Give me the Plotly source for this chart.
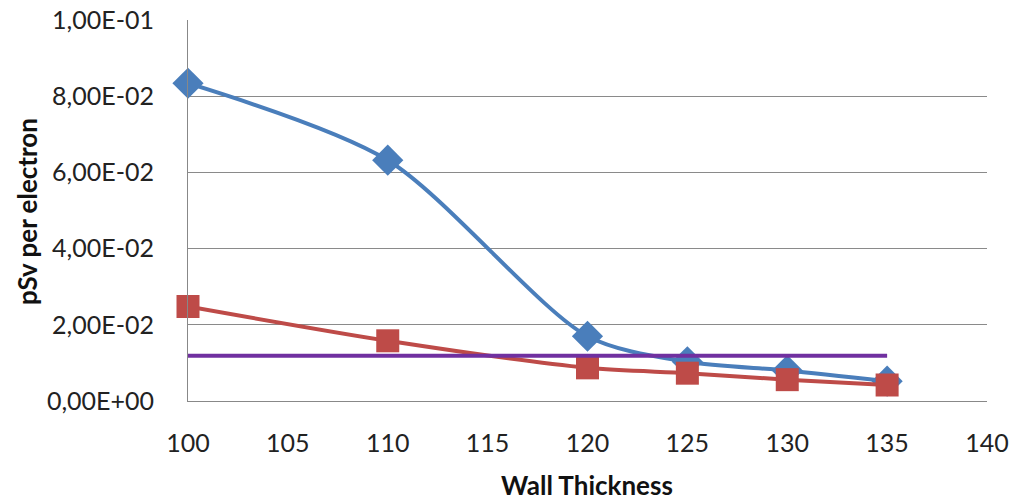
import plotly.graph_objects as go

thickness = [100, 110, 120, 125, 130, 135]
series_blue = [0.0834, 0.0632, 0.0170, 0.0103, 0.0080, 0.0052]
series_red = [0.0248, 0.0158, 0.0087, 0.0073, 0.0056, 0.0042]
limit_x = [100, 135]
limit_y = [0.0119, 0.0119]

y_ticks = [0, 0.02, 0.04, 0.06, 0.08, 0.10]
y_labels = ["0,00E+00", "2,00E-02", "4,00E-02", "6,00E-02", "8,00E-02", "1,00E-01"]
x_ticks = [100, 105, 110, 115, 120, 125, 130, 135, 140]

fig = go.Figure()
fig.add_trace(go.Scatter(x=thickness, y=series_blue, mode="lines+markers", cliponaxis=False,
                         line=dict(color="#4A7EBB", width=4, shape="spline", smoothing=0.8),
                         marker=dict(symbol="diamond", size=24, color="#4A7EBB")))
fig.add_trace(go.Scatter(x=thickness, y=series_red, mode="lines+markers", cliponaxis=False,
                         line=dict(color="#BE4B48", width=4, shape="spline", smoothing=0.8),
                         marker=dict(symbol="square", size=23, color="#BE4B48")))
fig.add_trace(go.Scatter(x=limit_x, y=limit_y, mode="lines", cliponaxis=False,
                         line=dict(color="#7030A0", width=4)))

fig.update_layout(
    width=1013, height=502,
    margin=dict(l=188, r=26, t=20, b=101),
    paper_bgcolor="white", plot_bgcolor="white",
    showlegend=False,
    font=dict(family="Lato, Calibri, sans-serif", size=25, color="#222"),
    annotations=[
        dict(text="<b>Wall Thickness</b>", xref="paper", yref="paper", x=0.4995, y=-0.22,
             showarrow=False, xanchor="center", yanchor="middle", font=dict(size=26, color="#111")),
        dict(text="<b>pSv per electron</b>", xref="paper", yref="paper", x=-0.2015, y=0.496,
             showarrow=False, xanchor="center", yanchor="middle", textangle=-90,
             font=dict(size=26, color="#111")),
    ],
)
fig.update_xaxes(range=[100, 140], tickvals=x_ticks, showgrid=False, automargin=False,
                 showline=True, linecolor="#888", linewidth=1, ticks="",
                 ticklabeloverflow="allow",
                 ticklabelstandoff=20, tickfont=dict(size=25), zeroline=False)
fig.update_yaxes(range=[0, 0.1], tickvals=y_ticks, ticktext=y_labels, automargin=False,
                 showgrid=True, gridcolor="#8a8a8a", gridwidth=1,
                 showline=True, linecolor="#888", linewidth=1, ticks="",
                 ticklabeloverflow="allow",
                 ticklabelstandoff=28, tickfont=dict(size=25), zeroline=False)

fig.write_html("out.html", config={"displayModeBar": False},
               post_script="document.body.style.margin='0px';")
****
◆ THE TASK ◆
Restate the material word for word from its first line through the line containing "x_ticks = [100, 105, 110, 115, 120, 125, 130, 135, 140]", both included; the pictures do not belong in it.

◆ OUTPUT FOR THIS EXERCISE ◆
Give me the Plotly source for this chart.
import plotly.graph_objects as go

thickness = [100, 110, 120, 125, 130, 135]
series_blue = [0.0834, 0.0632, 0.0170, 0.0103, 0.0080, 0.0052]
series_red = [0.0248, 0.0158, 0.0087, 0.0073, 0.0056, 0.0042]
limit_x = [100, 135]
limit_y = [0.0119, 0.0119]

y_ticks = [0, 0.02, 0.04, 0.06, 0.08, 0.10]
y_labels = ["0,00E+00", "2,00E-02", "4,00E-02", "6,00E-02", "8,00E-02", "1,00E-01"]
x_ticks = [100, 105, 110, 115, 120, 125, 130, 135, 140]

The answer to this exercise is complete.